>> BEGIN Source data
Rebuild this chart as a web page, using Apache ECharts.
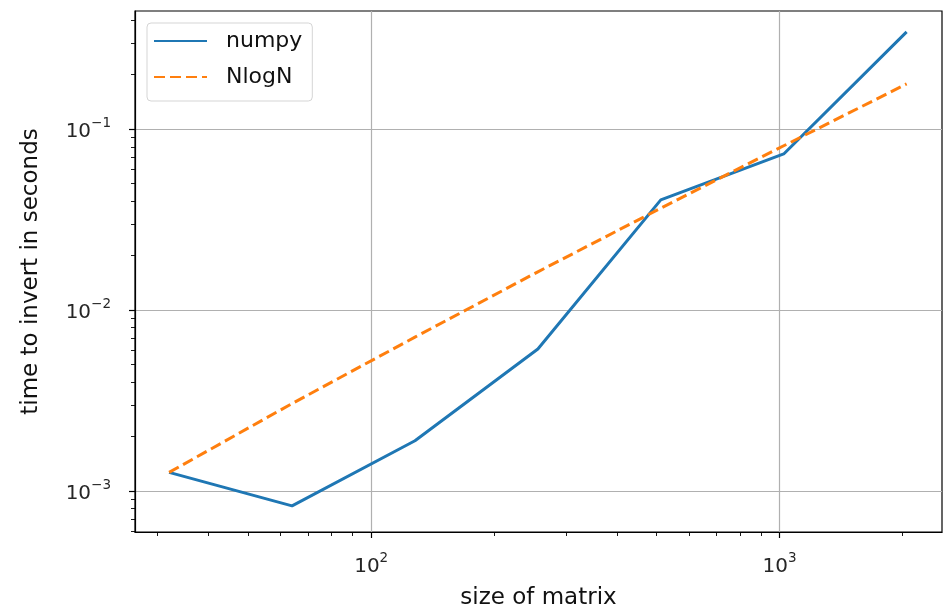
>> END Source data
>> BEGIN Source data
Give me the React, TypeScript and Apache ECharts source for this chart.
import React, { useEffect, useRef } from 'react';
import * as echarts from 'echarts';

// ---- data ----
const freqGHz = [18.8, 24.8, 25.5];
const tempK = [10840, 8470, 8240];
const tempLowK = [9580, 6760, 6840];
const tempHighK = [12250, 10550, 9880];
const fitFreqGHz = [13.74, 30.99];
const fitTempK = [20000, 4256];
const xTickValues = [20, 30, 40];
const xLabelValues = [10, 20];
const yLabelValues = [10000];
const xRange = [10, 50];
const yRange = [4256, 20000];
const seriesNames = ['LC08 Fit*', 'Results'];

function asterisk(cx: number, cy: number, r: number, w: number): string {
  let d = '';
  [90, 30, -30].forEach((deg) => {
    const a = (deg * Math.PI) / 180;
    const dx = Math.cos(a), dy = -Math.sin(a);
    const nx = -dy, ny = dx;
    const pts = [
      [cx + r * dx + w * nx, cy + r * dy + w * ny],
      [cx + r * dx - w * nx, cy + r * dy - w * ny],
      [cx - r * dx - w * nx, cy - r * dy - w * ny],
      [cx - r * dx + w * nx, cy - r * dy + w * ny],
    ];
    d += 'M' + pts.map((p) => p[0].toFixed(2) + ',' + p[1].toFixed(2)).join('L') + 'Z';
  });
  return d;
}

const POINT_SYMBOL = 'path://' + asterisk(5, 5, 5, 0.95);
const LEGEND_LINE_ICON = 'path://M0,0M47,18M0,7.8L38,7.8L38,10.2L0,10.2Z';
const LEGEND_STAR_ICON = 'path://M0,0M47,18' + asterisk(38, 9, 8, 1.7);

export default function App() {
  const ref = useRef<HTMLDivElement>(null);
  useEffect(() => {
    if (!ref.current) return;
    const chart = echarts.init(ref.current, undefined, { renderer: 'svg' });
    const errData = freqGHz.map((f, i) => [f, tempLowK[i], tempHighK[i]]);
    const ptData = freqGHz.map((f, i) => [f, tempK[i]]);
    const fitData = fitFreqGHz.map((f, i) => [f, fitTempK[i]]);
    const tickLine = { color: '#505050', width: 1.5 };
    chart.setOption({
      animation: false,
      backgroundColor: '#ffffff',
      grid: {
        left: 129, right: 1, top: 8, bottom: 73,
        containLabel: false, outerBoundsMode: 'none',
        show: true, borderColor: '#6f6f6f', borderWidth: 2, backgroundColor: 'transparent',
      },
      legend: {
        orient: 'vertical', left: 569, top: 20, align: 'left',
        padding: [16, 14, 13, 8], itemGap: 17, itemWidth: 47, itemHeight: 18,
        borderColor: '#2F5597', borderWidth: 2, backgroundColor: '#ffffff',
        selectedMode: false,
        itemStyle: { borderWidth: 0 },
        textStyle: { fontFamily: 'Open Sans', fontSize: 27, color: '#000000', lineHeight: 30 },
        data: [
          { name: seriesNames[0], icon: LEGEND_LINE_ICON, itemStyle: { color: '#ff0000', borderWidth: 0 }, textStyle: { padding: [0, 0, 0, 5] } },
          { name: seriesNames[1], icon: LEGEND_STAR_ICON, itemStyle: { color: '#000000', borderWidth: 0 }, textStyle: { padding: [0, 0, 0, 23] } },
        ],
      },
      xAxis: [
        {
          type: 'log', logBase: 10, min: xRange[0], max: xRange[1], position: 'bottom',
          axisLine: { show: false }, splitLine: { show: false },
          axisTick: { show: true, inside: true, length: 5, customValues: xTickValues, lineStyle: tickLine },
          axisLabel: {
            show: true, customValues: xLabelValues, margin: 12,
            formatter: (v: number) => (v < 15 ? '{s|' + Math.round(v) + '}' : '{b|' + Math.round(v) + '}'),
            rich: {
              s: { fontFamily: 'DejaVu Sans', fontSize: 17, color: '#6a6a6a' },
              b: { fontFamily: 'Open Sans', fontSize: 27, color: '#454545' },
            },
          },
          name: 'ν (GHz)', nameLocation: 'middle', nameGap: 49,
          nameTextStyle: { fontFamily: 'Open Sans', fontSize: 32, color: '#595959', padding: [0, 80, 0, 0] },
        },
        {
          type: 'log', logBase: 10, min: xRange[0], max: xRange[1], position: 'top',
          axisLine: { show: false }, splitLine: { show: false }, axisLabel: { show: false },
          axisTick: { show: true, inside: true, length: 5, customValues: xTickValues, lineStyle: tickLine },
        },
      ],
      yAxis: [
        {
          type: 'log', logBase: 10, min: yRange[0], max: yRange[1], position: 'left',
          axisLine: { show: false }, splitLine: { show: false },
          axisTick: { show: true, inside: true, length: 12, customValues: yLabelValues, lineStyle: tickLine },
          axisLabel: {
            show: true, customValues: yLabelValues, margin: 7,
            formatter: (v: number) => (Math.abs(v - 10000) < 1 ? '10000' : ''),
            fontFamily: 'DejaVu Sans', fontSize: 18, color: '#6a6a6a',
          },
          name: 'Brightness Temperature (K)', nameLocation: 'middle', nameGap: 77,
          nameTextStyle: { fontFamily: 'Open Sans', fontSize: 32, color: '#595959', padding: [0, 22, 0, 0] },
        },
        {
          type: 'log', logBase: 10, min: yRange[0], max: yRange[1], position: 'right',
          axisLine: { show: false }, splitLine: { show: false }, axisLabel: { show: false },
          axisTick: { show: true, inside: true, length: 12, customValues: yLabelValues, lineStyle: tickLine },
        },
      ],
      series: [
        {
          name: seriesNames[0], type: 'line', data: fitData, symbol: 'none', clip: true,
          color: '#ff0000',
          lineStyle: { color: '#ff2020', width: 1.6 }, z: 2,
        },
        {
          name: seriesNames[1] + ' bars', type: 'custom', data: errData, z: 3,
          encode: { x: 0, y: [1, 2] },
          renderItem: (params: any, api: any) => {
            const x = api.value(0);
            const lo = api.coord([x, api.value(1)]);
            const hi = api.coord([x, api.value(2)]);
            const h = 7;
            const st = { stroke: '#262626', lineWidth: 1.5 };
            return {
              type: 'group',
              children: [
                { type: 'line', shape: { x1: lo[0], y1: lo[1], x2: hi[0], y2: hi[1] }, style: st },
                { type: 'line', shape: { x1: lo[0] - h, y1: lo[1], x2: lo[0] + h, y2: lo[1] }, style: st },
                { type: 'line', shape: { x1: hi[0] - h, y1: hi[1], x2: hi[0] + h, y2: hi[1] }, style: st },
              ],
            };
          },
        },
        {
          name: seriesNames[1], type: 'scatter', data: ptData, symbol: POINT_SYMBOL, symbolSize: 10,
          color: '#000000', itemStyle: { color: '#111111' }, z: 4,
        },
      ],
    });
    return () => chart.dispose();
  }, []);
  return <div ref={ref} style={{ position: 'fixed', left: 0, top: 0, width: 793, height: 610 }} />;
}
>> END Source data
>> BEGIN Source data
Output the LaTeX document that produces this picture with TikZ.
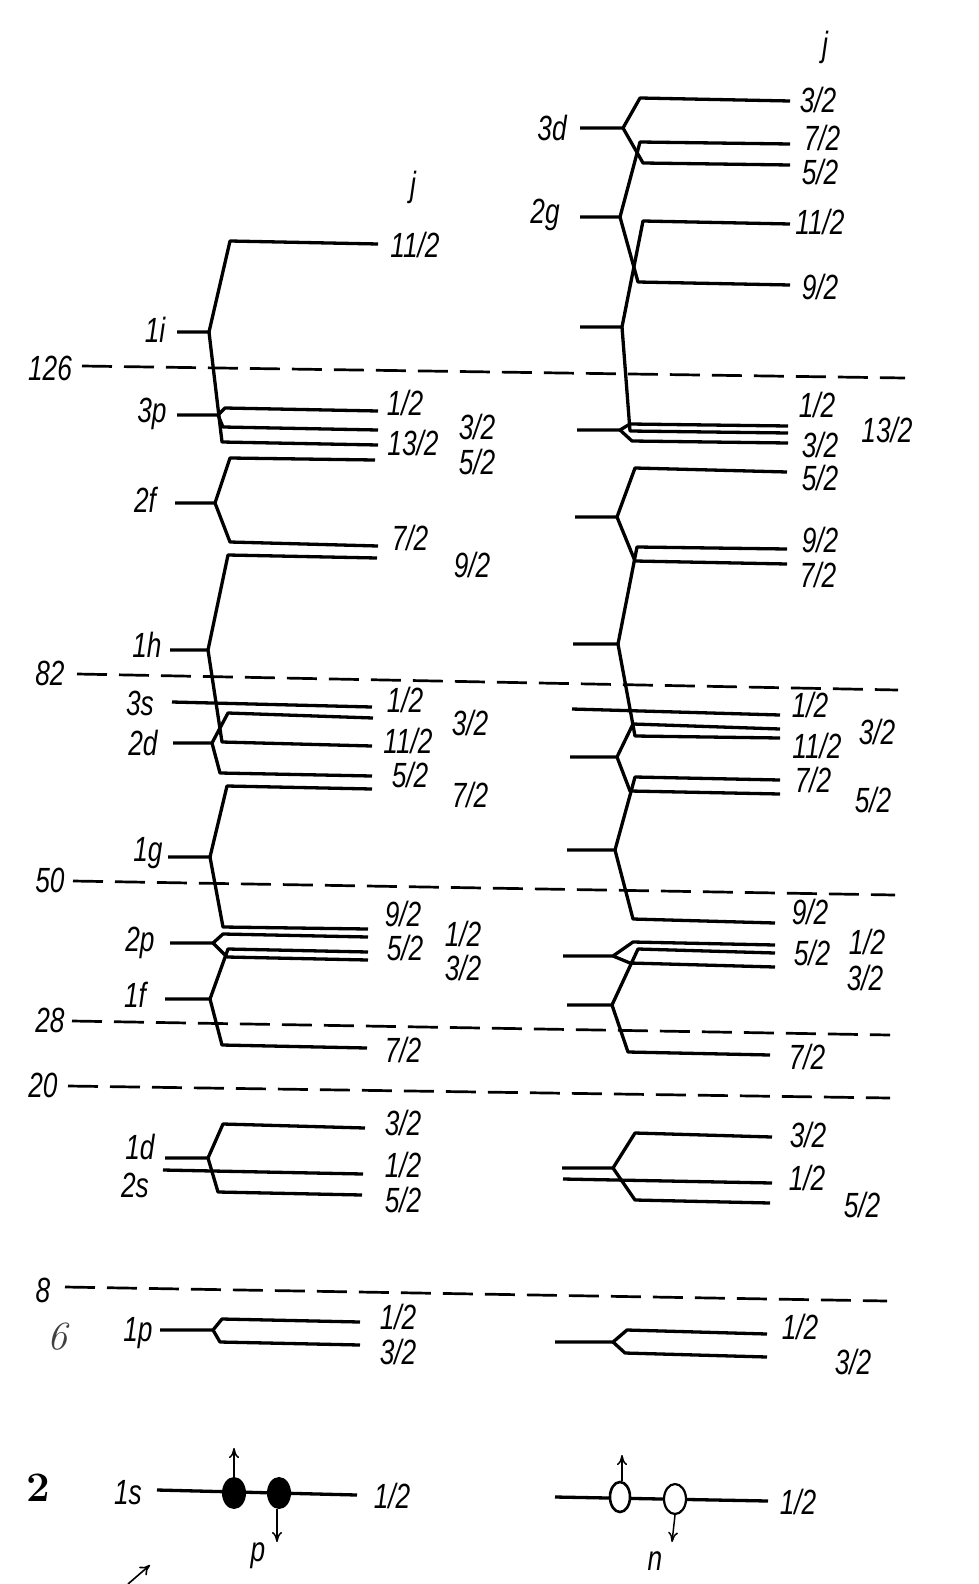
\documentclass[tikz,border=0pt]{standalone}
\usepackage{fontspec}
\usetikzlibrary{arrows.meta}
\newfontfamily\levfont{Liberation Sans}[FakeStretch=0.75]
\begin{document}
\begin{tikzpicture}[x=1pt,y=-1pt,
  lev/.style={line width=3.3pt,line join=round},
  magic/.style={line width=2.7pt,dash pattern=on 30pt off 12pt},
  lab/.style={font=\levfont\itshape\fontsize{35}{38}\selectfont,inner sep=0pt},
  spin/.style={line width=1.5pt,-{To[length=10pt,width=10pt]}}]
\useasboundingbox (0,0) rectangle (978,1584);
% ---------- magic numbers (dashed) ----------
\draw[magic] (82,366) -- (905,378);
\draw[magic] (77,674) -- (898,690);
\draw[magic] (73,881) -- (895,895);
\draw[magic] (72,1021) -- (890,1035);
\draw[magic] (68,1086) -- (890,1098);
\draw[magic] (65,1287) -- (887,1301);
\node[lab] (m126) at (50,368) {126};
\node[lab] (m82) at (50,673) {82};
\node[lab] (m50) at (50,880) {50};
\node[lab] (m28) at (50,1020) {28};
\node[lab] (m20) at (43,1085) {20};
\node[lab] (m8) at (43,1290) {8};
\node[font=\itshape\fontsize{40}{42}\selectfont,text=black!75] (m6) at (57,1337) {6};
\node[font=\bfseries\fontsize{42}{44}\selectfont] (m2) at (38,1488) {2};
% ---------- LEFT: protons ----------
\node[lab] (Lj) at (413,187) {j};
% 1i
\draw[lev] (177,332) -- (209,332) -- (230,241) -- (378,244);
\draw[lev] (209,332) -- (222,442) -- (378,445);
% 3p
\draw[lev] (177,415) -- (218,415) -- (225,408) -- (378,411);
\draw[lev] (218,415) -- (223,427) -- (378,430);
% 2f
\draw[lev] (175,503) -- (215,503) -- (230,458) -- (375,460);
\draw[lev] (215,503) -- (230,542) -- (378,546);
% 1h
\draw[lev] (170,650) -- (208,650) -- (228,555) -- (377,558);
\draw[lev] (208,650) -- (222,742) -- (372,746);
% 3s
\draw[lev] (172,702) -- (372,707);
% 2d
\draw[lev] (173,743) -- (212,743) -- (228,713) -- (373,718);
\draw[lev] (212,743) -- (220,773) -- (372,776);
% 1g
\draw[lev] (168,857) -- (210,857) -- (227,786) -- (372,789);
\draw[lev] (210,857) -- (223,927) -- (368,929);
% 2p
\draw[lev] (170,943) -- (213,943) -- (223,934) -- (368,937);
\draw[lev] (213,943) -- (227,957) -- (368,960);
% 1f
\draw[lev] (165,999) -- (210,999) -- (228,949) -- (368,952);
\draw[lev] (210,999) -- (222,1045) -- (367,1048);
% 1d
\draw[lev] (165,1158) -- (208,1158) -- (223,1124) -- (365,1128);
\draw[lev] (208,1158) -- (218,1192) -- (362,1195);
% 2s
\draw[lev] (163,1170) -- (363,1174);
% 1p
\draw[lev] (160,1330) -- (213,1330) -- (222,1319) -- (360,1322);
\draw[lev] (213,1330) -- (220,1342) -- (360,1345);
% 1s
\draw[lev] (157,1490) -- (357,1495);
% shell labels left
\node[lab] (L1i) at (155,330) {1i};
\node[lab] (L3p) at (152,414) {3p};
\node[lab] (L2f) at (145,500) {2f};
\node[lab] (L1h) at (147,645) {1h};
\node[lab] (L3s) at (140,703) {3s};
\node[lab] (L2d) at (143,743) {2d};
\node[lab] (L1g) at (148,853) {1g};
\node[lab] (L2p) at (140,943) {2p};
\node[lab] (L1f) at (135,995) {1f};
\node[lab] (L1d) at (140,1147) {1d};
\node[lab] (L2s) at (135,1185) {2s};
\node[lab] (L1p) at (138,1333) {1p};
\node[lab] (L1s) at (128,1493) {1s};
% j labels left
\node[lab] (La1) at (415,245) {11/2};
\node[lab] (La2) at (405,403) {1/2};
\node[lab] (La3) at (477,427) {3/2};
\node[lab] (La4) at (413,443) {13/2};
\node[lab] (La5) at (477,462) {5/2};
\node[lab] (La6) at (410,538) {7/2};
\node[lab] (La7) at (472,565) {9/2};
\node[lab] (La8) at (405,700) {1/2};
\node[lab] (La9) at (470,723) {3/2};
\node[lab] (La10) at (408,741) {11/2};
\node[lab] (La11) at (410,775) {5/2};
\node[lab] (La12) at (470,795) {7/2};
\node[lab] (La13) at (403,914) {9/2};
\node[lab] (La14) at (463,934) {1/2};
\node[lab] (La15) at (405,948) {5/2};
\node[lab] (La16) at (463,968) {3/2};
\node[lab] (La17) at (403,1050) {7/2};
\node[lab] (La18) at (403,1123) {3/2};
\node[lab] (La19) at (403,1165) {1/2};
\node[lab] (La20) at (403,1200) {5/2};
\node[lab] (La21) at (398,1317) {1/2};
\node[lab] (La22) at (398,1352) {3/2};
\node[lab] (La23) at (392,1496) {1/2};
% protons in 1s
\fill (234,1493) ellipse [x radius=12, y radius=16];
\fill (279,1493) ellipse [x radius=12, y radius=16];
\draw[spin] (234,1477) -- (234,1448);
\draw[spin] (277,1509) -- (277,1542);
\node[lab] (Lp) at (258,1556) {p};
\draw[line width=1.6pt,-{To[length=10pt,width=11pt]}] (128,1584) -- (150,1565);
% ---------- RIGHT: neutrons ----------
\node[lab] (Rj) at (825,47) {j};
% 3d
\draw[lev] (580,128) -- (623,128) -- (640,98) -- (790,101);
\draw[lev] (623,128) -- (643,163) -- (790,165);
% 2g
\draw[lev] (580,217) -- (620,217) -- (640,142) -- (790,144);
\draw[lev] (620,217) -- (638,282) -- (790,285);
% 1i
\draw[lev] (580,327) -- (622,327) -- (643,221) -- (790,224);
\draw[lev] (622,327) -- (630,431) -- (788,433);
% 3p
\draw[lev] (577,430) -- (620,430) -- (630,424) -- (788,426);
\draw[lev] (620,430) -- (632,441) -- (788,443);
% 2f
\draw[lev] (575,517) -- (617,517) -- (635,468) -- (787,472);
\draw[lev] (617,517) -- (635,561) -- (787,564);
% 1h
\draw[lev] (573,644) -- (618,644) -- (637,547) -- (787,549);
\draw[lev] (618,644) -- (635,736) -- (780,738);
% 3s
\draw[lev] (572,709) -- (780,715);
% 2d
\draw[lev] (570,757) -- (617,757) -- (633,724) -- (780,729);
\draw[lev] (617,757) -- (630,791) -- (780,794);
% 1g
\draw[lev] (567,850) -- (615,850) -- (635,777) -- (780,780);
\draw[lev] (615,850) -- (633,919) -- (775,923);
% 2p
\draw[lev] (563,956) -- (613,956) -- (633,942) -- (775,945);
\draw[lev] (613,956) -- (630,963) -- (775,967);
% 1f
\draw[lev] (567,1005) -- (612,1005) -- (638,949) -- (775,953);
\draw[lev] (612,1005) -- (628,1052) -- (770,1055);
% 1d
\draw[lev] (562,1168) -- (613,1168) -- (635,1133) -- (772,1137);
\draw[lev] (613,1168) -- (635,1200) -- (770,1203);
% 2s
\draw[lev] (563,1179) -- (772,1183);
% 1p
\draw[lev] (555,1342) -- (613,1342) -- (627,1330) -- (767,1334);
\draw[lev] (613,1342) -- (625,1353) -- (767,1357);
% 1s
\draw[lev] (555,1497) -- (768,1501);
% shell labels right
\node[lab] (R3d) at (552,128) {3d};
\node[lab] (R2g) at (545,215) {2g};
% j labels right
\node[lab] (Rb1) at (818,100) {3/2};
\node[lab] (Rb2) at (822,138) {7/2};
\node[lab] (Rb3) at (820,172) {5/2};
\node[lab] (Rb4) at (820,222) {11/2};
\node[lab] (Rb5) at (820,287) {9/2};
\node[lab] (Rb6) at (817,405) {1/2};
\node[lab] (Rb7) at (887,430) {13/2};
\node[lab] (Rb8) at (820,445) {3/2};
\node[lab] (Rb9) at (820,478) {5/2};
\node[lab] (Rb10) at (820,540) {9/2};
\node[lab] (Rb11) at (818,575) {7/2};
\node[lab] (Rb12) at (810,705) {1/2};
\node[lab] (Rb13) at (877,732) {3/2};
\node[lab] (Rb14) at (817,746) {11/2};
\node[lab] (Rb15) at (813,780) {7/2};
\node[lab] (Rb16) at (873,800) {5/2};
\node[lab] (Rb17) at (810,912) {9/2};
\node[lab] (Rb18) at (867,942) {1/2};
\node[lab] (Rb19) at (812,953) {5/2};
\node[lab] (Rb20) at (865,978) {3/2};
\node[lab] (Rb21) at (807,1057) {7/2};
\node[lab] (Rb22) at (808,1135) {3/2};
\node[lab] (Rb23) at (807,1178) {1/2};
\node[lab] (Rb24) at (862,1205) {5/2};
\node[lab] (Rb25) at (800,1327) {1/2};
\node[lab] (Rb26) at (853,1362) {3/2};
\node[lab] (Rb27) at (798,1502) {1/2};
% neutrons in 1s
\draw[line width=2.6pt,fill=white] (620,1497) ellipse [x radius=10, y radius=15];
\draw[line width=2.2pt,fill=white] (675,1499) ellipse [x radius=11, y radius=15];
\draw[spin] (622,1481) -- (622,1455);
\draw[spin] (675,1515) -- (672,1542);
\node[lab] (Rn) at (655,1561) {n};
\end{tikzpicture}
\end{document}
>> END Source data
*Task requirements*
Begin at the line containing "Give me the", end at the line containing "const LEGEND_STAR_ICON = 'path://M0,0M47,18'", and reproduce every line in that range exactly, both ends included.

*Output of the exercise*
Give me the React, TypeScript and Apache ECharts source for this chart.
import React, { useEffect, useRef } from 'react';
import * as echarts from 'echarts';

// ---- data ----
const freqGHz = [18.8, 24.8, 25.5];
const tempK = [10840, 8470, 8240];
const tempLowK = [9580, 6760, 6840];
const tempHighK = [12250, 10550, 9880];
const fitFreqGHz = [13.74, 30.99];
const fitTempK = [20000, 4256];
const xTickValues = [20, 30, 40];
const xLabelValues = [10, 20];
const yLabelValues = [10000];
const xRange = [10, 50];
const yRange = [4256, 20000];
const seriesNames = ['LC08 Fit*', 'Results'];

function asterisk(cx: number, cy: number, r: number, w: number): string {
  let d = '';
  [90, 30, -30].forEach((deg) => {
    const a = (deg * Math.PI) / 180;
    const dx = Math.cos(a), dy = -Math.sin(a);
    const nx = -dy, ny = dx;
    const pts = [
      [cx + r * dx + w * nx, cy + r * dy + w * ny],
      [cx + r * dx - w * nx, cy + r * dy - w * ny],
      [cx - r * dx - w * nx, cy - r * dy - w * ny],
      [cx - r * dx + w * nx, cy - r * dy + w * ny],
    ];
    d += 'M' + pts.map((p) => p[0].toFixed(2) + ',' + p[1].toFixed(2)).join('L') + 'Z';
  });
  return d;
}

const POINT_SYMBOL = 'path://' + asterisk(5, 5, 5, 0.95);
const LEGEND_LINE_ICON = 'path://M0,0M47,18M0,7.8L38,7.8L38,10.2L0,10.2Z';
const LEGEND_STAR_ICON = 'path://M0,0M47,18' + asterisk(38, 9, 8, 1.7);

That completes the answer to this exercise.